En Pearl Harbor, del siempre hiperbólico Michael Bay, se hace presente uno de los ejemplos más flagrantes y que atenta directamente contra la mujer. El papel que representa la actriz Kate Beckinsale es vergonzoso (salido casi de una fantasía misógina torrentiana), es un mero juguete sexual, que va cambiando de manos constantemente y que durante todo el metraje crea un gran desasosiego en los personajes varones. Pocas veces hemos visto un personaje femenino tan poco honesto y que, contra todo pronóstico, sale tan bien parado. Kate Beckinsale no es Kate Winslett en Titanic, por mucho que así nos lo vendieran. El personaje que interpreta Ben Affleck se enamora de la enfermera interpretada por Beckinsale y siguiendo el patrón Disney, el príncipe azul de la historia tiene que rebajarse y hacer unas cuantas gilipolleces (literales, como dejarse pinchar medicamentos extraños en el trasero, repetidas veces) para ganarse a su amada. Lo consigue pero la felicidad no dura mucho tiempo, ya que destinan al bueno de Ben a Europa a combatir contra los alemanes. Le dan por muerto y el mejor amigo de Ben, interpretado por un benigno Josh Hartnett acude al consuelo de Kate Beckinsale. Tras unos días de duelo, Kate y Josh dan rienda suelta a sus pasiones y asistimos a una serie de postales rosas que ni el mismísimo Cupido habría firmado por la vergonzosa obviedad resultante. Sin embargo Ben reaparece entre los muertos y vuelve a reclamar lo que es suyo.

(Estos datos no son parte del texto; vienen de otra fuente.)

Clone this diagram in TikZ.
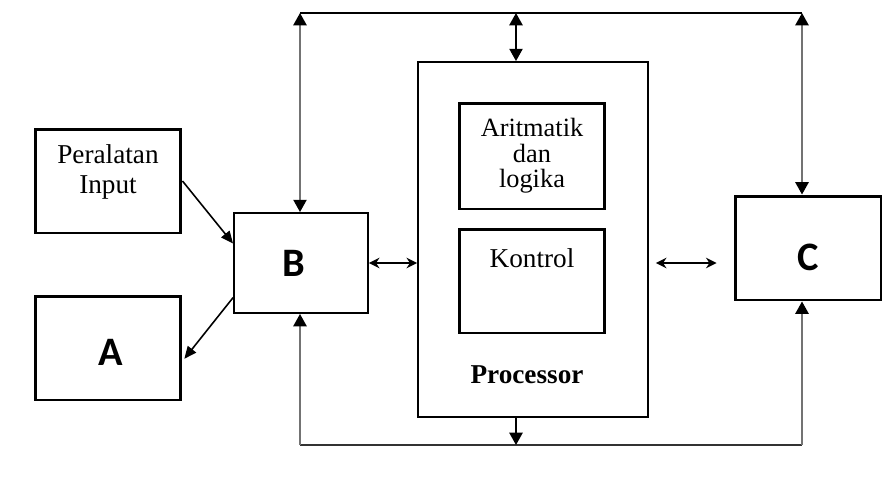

Pero para Kate no hay vuelta atrás, le dice que lo siente mucho, que se alegra de que esté vivo y todo eso, pero que ahora su macho Alpha es Josh. Además, está embarazada de él. Evidente discusión de Josh y Ben pero siguiendo el ritual Disney, el mal (en esta caso Los japoneses) hace que se alíen y dejen al margen sus diferencias. Muere Josh Hartnett, esta vez sin trampa ni cartón. ¿Y cuál es el final? Pues Kate, muy pragmática ella, decide que su macho Alpha ahora sí que es Ben. El pobre Ben Affleck, que parece que nació ayer, acepta sin condiciones los nuevos términos de Kate y cargará a cuestas con el hijo de su amigo. Y ese es el histriónico final de esta descarada película.
Conclusiones
Estamos hartos de ver esos cambios de personalidad en los personajes cuando irrumpe el amor (el bueno Edward en Crepúsculo, lo sabe muy bien), lo que nos refleja la visión inmadura que hay detrás de sus autores. El amor no debe estar reñido para la grandeza de un personaje. Evidentemente hay un montón de películas que lo demuestran aunque no es la práctica habitual en el cine comercial. Hace apenas un año apareció una película muy curiosa, de esas que marcan época, cuyo hilo conductor era el amor y este era tratado de una forma muy singular. Esta película era Drive y su frío protagonista, un sociópata en potencia, se enamoraba de su vecina y durante toda la película asistimos a las demostraciones de su amor. El personaje, al contrario que los ejemplos que hemos visto, siempre mantiene su personalidad, siempre se mantiene como el público le ha conocido. Su frialdad es inquebrantable, nos guste o no, y siempre es honesto consigo mismo. En Drive no hay muchos besos, no existe una escena de cama, damas y caballeros, no hay mucha esperanza para la pareja (la chica está casada y tiene un hijo), pero lo que si de verdad hay es un amor con mayúsculas y honesto.
Un amor que, por una vez, maldita sea, sí le sienta muy bien al héroe.